Raphaël Pomey: Dans mon parcours de journaliste classique (d’abord au Matin Bleu, qui ensuite a fusionné avec 20 Minutes, puis au Matin), j’ai toujours eu de bons rédacteurs en chef qui m’ont permis de traiter les sujets que j’ai aujourd’hui envie de traiter avec Le Peuple. Néanmoins, ma sensibilité n’a jamais été dominante dans les médias pour lesquels j’ai travaillé, et elle ne l’est pas dans les médias en général. J’ai été journaliste pendant une dizaine d’années, puis je suis passé dans le domaine de la communication, comme porte-parole de la police de Lausanne pendant trois ans et demi. Ensuite, j’ai voulu revenir à mon métier de journaliste, mais j’ai découvert que pour être parfaitement libre, il fallait créer quelque chose de A à Z, puisque la diversité manque cruellement dans le milieu de la presse.

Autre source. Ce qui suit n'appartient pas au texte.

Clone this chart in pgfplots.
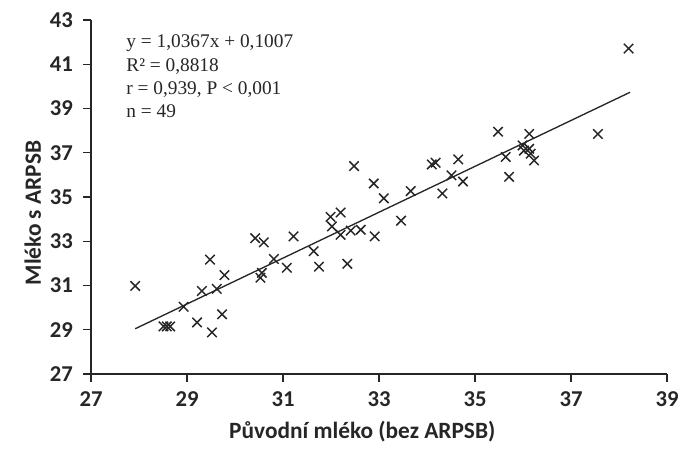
\documentclass[border=0pt]{standalone}
\usepackage{fontspec}
\setmainfont{Carlito}
\newfontfamily\tnr{Liberation Serif}
\usepackage{pgfplots}
\pgfplotsset{compat=1.18}
\begin{document}
\begin{tikzpicture}
\useasboundingbox (-68.25pt,-57pt) rectangle (441.75pt,280.5pt);
\begin{axis}[
 scale only axis, width=432pt, height=265.5pt,
 xmin=27,xmax=39,ymin=27,ymax=43,
 xtick={27,29,...,39}, ytick={27,29,...,43},
 axis lines=left, axis line style={-, line width=1pt, color=black!85},
 tick style={line width=1pt, color=black!85}, tick align=outside, major tick length=6pt,
 /pgf/number format/assume math mode=true,
 ticklabel style={font=\bfseries\fontsize{17}{17}\selectfont, text=black!85},
 xticklabel style={yshift=-4pt},
 yticklabel style={xshift=-4pt},
 xlabel={Původní mléko (bez ARPSB)}, ylabel={Mléko s ARPSB},
 label style={font=\bfseries\fontsize{17.5}{17.5}\selectfont, text=black!85},
 xlabel style={at={(axis description cs:0.471,-0.164)},anchor=center},
 ylabel style={at={(axis description cs:-0.101,0.455)},anchor=center},
 clip=false
]
\addplot[only marks, mark=x, mark size=5pt, mark options={line width=1.1pt, color=black!85}] table {
x y
27.92 30.98
28.51 29.15
28.58 29.15
28.65 29.15
28.93 30.04
29.21 29.33
29.31 30.75
29.48 32.17
29.52 28.88
29.62 30.85
29.73 29.70
29.78 31.47
30.42 33.14
30.53 31.35
30.56 31.57
30.60 32.95
30.81 32.20
31.08 31.80
31.22 33.22
31.64 32.55
31.75 31.85
31.99 34.10
32.02 33.67
32.20 34.30
32.20 33.29
32.34 31.98
32.41 33.48
32.48 36.40
32.62 33.52
32.91 33.22
32.89 35.61
33.10 34.94
33.46 33.93
33.66 35.27
34.10 36.47
34.18 36.55
34.32 35.16
34.51 35.98
34.65 36.70
34.75 35.70
35.48 37.95
35.64 36.81
35.71 35.91
35.99 37.33
36.02 37.10
36.13 37.85
36.13 37.18
36.16 36.96
36.23 36.65
37.56 37.85
38.20 41.71
};
\addplot[line width=1pt, color=black!85] coordinates {(27.92,29.045) (38.23,39.734)};
\node[anchor=north west, align=left, inner sep=0pt, font=\tnr\fontsize{14.5}{17.5}\selectfont, text=black!85] at (axis description cs:0.061,0.958) {y = 1,0367x + 0,1007\\R² = 0,8818\\r = 0,939, P < 0,001\\n = 49};
\end{axis}
\end{tikzpicture}
\end{document}
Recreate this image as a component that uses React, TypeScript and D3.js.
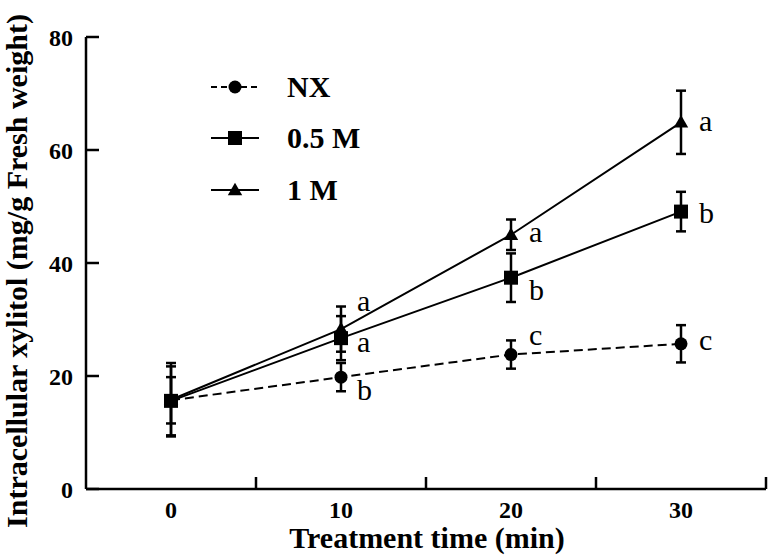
import React from "react";
import * as d3 from "d3";

const times = [0, 10, 20, 30];
const seriesNames = ["NX", "0.5 M", "1 M"];
const nxMean = [15.7, 19.8, 23.8, 25.7];
const nxErr = [4.1, 2.5, 2.5, 3.3];
const halfMean = [15.6, 26.7, 37.4, 49.1];
const halfErr = [6.1, 3.9, 4.3, 3.5];
const oneMean = [15.8, 28.3, 45.0, 64.9];
const oneErr = [6.5, 4.0, 2.7, 5.6];
const nxLetters = ["", "b", "c", "c"];
const halfLetters = ["", "a", "b", "b"];
const oneLetters = ["", "a", "a", "a"];
const xTickLabels = [0, 10, 20, 30];
const xMinorTicks = [5, 15, 25, 35];
const yTicks = [0, 20, 40, 60, 80];

// layout: letter vertical offsets (px) relative to point, per series per time
const letterDy = [
  [0, 23, -10, 6],
  [0, 14, 22, 11],
  [0, -18, 7, 9],
];

const W = 768;
const H = 557;
const serif = "'Liberation Serif', 'Times New Roman', serif";

export default function App() {
  const x = d3.scaleLinear().domain([-5, 35]).range([86, 766]);
  const y = d3.scaleLinear().domain([0, 80]).range([489, 37]);

  const series = [
    { name: seriesNames[0], mean: nxMean, err: nxErr, letters: nxLetters, dash: "9,5", marker: "circle" },
    { name: seriesNames[1], mean: halfMean, err: halfErr, letters: halfLetters, dash: undefined, marker: "square" },
    { name: seriesNames[2], mean: oneMean, err: oneErr, letters: oneLetters, dash: undefined, marker: "triangle" },
  ];

  const line = d3
    .line<number>()
    .x((_, i) => x(times[i]))
    .y((d) => y(d));

  const marker = (type: string, cx: number, cy: number, key: string) => {
    if (type === "circle") return <circle key={key} cx={cx} cy={cy} r={6.5} fill="#000" />;
    if (type === "square")
      return <rect key={key} x={cx - 7} y={cy - 7} width={14} height={14} fill="#000" />;
    const p = d3.symbol(d3.symbolTriangle, 90)();
    return <path key={key} d={p || ""} transform={`translate(${cx},${cy + 1})`} fill="#000" />;
  };

  const legendY = [87, 138, 190];

  return (
    <svg width={W} height={H} style={{ display: "block", position: "absolute", left: 0, top: 0, background: "#fff" }}>
      <rect width={W} height={H} fill="#fff" />
      {/* axes */}
      <line x1={x(-5)} y1={y(0)} x2={x(35)} y2={y(0)} stroke="#000" strokeWidth={2.5} />
      <line x1={x(-5)} y1={y(0)} x2={x(-5)} y2={y(80)} stroke="#000" strokeWidth={2.5} />
      {yTicks.map((t) => (
        <g key={"yt" + t}>
          <line x1={x(-5)} x2={x(-5) + 13} y1={y(t)} y2={y(t)} stroke="#000" strokeWidth={2.5} />
          <text x={73} y={y(t) + 9} textAnchor="end" fontFamily={serif} fontWeight="bold" fontSize={24}>
            {t}
          </text>
        </g>
      ))}
      {xMinorTicks.map((t) => (
        <line key={"xm" + t} x1={x(t)} x2={x(t)} y1={y(0)} y2={y(0) - 12} stroke="#000" strokeWidth={2.5} />
      ))}
      {xTickLabels.map((t) => (
        <text key={"xl" + t} x={x(t)} y={518} textAnchor="middle" fontFamily={serif} fontWeight="bold" fontSize={24}>
          {t}
        </text>
      ))}
      <text x={427} y={548} textAnchor="middle" fontFamily={serif} fontWeight="bold" fontSize={30}>
        Treatment time (min)
      </text>
      <text
        transform={`translate(27,271) rotate(-90)`}
        textAnchor="middle"
        fontFamily={serif}
        fontWeight="bold"
        fontSize={30}
      >
        Intracellular xylitol (mg/g Fresh weight)
      </text>

      {/* lines */}
      {series.map((s) => (
        <path key={"l" + s.name} d={line(s.mean) || ""} fill="none" stroke="#000" strokeWidth={2} strokeDasharray={s.dash} />
      ))}
      {/* error bars */}
      {series.map((s, si) =>
        s.mean.map((m, i) => {
          const cx = x(times[i]);
          const top = y(m + s.err[i]);
          const bot = y(m - s.err[i]);
          return (
            <g key={`e${si}-${i}`} stroke="#000" strokeWidth={2.5}>
              <line x1={cx} x2={cx} y1={top} y2={bot} />
              <line x1={cx - 5} x2={cx + 5} y1={top} y2={top} />
              <line x1={cx - 5} x2={cx + 5} y1={bot} y2={bot} />
            </g>
          );
        })
      )}
      {/* markers */}
      {series.map((s, si) => s.mean.map((m, i) => marker(s.marker, x(times[i]), y(m), `m${si}-${i}`)))}
      {/* letters */}
      {series.map((s, si) =>
        s.letters.map((l, i) =>
          l ? (
            <text
              key={`t${si}-${i}`}
              x={x(times[i]) + (i === 1 ? 16 : 18)}
              y={y(s.mean[i]) + letterDy[si][i]}
              fontFamily={serif}
              fontSize={30}
            >
              {l}
            </text>
          ) : null
        )
      )}
      {/* legend */}
      {series.map((s, si) => (
        <g key={"lg" + si}>
          <line x1={211} x2={259} y1={legendY[si]} y2={legendY[si]} stroke="#000" strokeWidth={2} strokeDasharray={s.dash ? "6,4" : undefined} />
          {marker(s.marker, 235, legendY[si], "lm" + si)}
          <text x={287} y={legendY[si] + 10} fontFamily={serif} fontWeight="bold" fontSize={30}>
            {s.name}
          </text>
        </g>
      ))}
    </svg>
  );
}
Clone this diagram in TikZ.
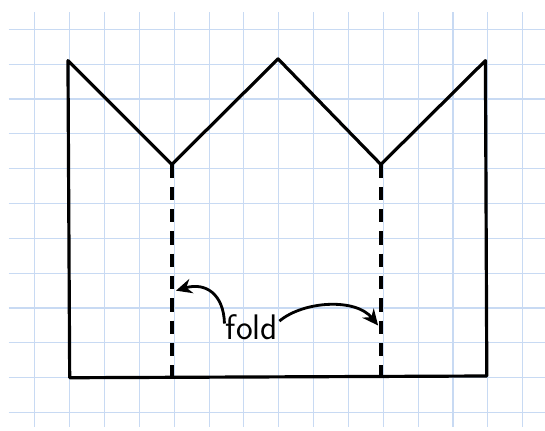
\documentclass[tikz,border=0pt]{standalone}
\usepackage{tikz}
\usetikzlibrary{arrows.meta}
\definecolor{GridBlue}{RGB}{200,218,243}

\begin{document}
\begin{tikzpicture}[
	gridline/.style={GridBlue, line width=0.9pt},
	outline/.style={line width=2.6pt, line join=round},
	foldline/.style={line width=3pt, dash pattern=on 0.38cm off 0.26cm},
	pointer/.style={line width=2.3pt, -{Stealth[length=13pt, width=12pt]}}
]
			\useasboundingbox (0,-0.5) rectangle (15.64,11.84);
			\draw[gridline] (0.25,-0.4) grid (15.64,11.49);
			% crown outline
			\coordinate (TL) at (1.95,10.1);
			\coordinate (V1) at (4.93,7.12);
			\coordinate (M) at (7.98,10.15);
			\coordinate (V2) at (10.93,7.12);
			\coordinate (TR) at (13.93,10.1);
			\coordinate (BR) at (13.97,1.05);
			\coordinate (BL) at (2.0,1.0);
			\draw[outline] (TL) -- (V1) -- (M) -- (V2) -- (TR) -- (BR) -- (BL) -- cycle;
			% fold lines
			\draw[foldline] (V1) -- (V1 |- BL);
			\draw[foldline] (V2) -- (V2 |- BL);
			% label
			\coordinate (LA) at (5.05,3.5);
			\coordinate (RA) at (10.85,2.5);
			\node[font=\sffamily\fontsize{29}{30}\selectfont, inner sep=1pt] (fold) at (7.23,2.45) {fold};
			\draw[pointer] ([yshift=3pt]fold.west) .. controls (6.42,3.4) and (5.9,3.75) .. (LA);
			\draw[pointer] ([yshift=5pt]fold.east) .. controls (8.7,3.2) and (10.2,3.3) .. (RA);
		\end{tikzpicture}
\end{document}
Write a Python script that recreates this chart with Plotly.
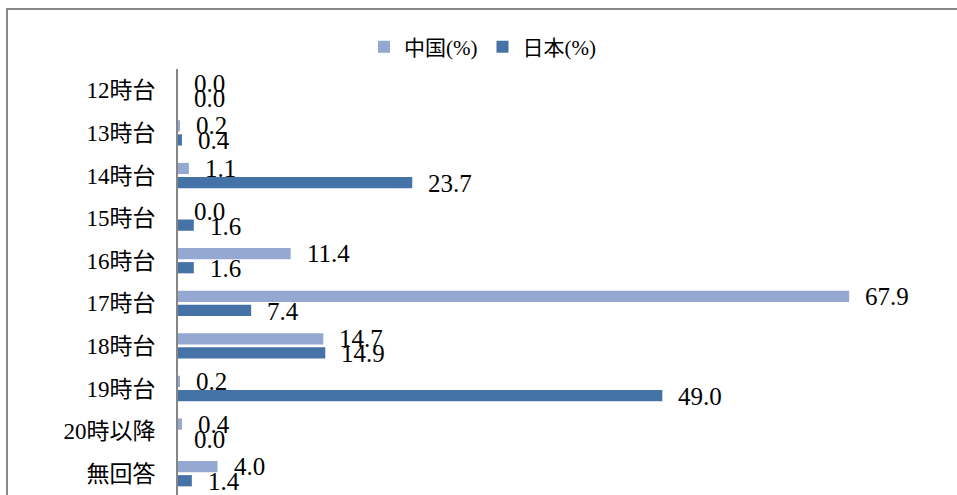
import plotly.graph_objects as go

# Survey answers by time slot (percent)
categories = ["12時台", "13時台", "14時台", "15時台", "16時台",
              "17時台", "18時台", "19時台", "20時以降", "無回答"]
china_pct = [0.0, 0.2, 1.1, 0.0, 11.4, 67.9, 14.7, 0.2, 0.4, 4.0]
japan_pct = [0.0, 0.4, 23.7, 1.6, 1.6, 7.4, 14.9, 49.0, 0.0, 1.4]
series_names = ["中国(%)", "日本(%)"]

CHINA_COLOR = "#94A8D2"
JAPAN_COLOR = "#4673A7"
FRAME_COLOR = "#888888"
FONT = "Liberation Serif, 'Noto Sans CJK JP', serif"

W, H = 957, 495
L, R, T, B = 178, 8, 69, 0
plot_w = W - L - R
plot_h = H - T - B
x_max = 78

fig = go.Figure()
fig.add_trace(go.Bar(y=categories, x=china_pct, name=series_names[0],
                     orientation="h", marker=dict(color=CHINA_COLOR, line_width=0)))
fig.add_trace(go.Bar(y=categories, x=japan_pct, name=series_names[1],
                     orientation="h", marker=dict(color=JAPAN_COLOR, line_width=0)))

# value labels to the right of each bar
annotations = []
for cat, v in zip(categories, china_pct):
    annotations.append(dict(x=v, y=cat, xref="x", yref="y", text=f"{v:.1f}",
                            showarrow=False, xanchor="left", yanchor="middle",
                            xshift=14, yshift=7,
                            font=dict(family=FONT, size=25, color="#000000")))
for cat, v in zip(categories, japan_pct):
    annotations.append(dict(x=v, y=cat, xref="x", yref="y", text=f"{v:.1f}",
                            showarrow=False, xanchor="left", yanchor="middle",
                            xshift=14, yshift=-8,
                            font=dict(family=FONT, size=25, color="#000000")))


def px_x(p):
    return (p - L) / plot_w


def px_y(p):
    return (H - B - p) / plot_h


# outer chart frame (top and left edges)
shapes = [
    dict(type="line", xref="paper", yref="paper",
         x0=px_x(6), x1=px_x(970), y0=px_y(9), y1=px_y(9),
         line=dict(color=FRAME_COLOR, width=2)),
    dict(type="line", xref="paper", yref="paper",
         x0=px_x(7), x1=px_x(7), y0=px_y(8), y1=px_y(500),
         line=dict(color=FRAME_COLOR, width=2)),
]

fig.update_layout(
    width=W, height=H,
    margin=dict(l=L, r=R, t=T, b=B, pad=0),
    paper_bgcolor="white", plot_bgcolor="white",
    barmode="group", bargap=0.34, bargroupgap=0.2,
    font=dict(family=FONT, size=22, color="#000000"),
    showlegend=True,
    legend=dict(orientation="h", x=px_x(364), y=px_y(47), xanchor="left",
                yanchor="middle", font=dict(family=FONT, size=21, color="#000000"),
                bgcolor="rgba(0,0,0,0)", traceorder="normal"),
    xaxis=dict(range=[0, x_max], visible=False, showgrid=False, zeroline=False),
    yaxis=dict(range=[9.5, -0.5], showline=True, linecolor="#868686", linewidth=2,
               showgrid=False, zeroline=False, ticks="outside", ticklen=0,
               ticklabelstandoff=16, tickfont=dict(family=FONT, size=23, color="#000000")),
    annotations=annotations,
    shapes=shapes,
)

fig.write_html("out.html")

Quelle place voulez-vous occuper dans le paysage médiatique romand?
Il y a chez nous une grande offre médiatique qui traite l’actualité, mais bien souvent avec une approche éditorialisante. Au Peuple, mon associé Jérôme Burgener et moi voulions d’abord un média qui puisse réagir très rapidement sur l’information. Nous avons bien sûr du contenu éditorialisant (c’est ce que j’aime faire à titre personnel), mais l’information est le cœur de notre journal. C’est ce qui nous distingue d’un titre comme La Nation – très intéressant, au passage – qui fait principalement de l’opinion. Ses contributeurs eux-mêmes ne se présentent pas comme journalistes. En ce qui nous concerne, nous voulons apporter l’expérience des médias classiques dans un cadre qui ne soit pas sous-tendu par défaut par des idéaux politiques qui ne sont pas les nôtres.
Pourquoi dès lors ce nom «Le Peuple»? N’est-ce pas une notion très marquée politiquement?
Il faut dire que pour les gens de gauche, «le peuple» évoque l’extrême droite quand pour les gens de droite, «le peuple» sonne communiste. J’ajouterais à ce contraste une variante supplémentaire: la Constitution suisse, qui commence par «Au nom de Dieu Tout-Puissant! Le peuple…». L’idée est de dire que le peuple n’appartient à personne, mais aussi qu’il existe, tout simplement, puisque beaucoup de personnes pensent qu’il s’agit aujourd’hui d’une notion inopérante. J’aime cette notion, parce que je défends un journalisme qui est ouvert sur le monde, mais aussi enraciné. Un journalisme qui est l’expression de la sensibilité d’un bout de pays, en l’occurrence le pays romand.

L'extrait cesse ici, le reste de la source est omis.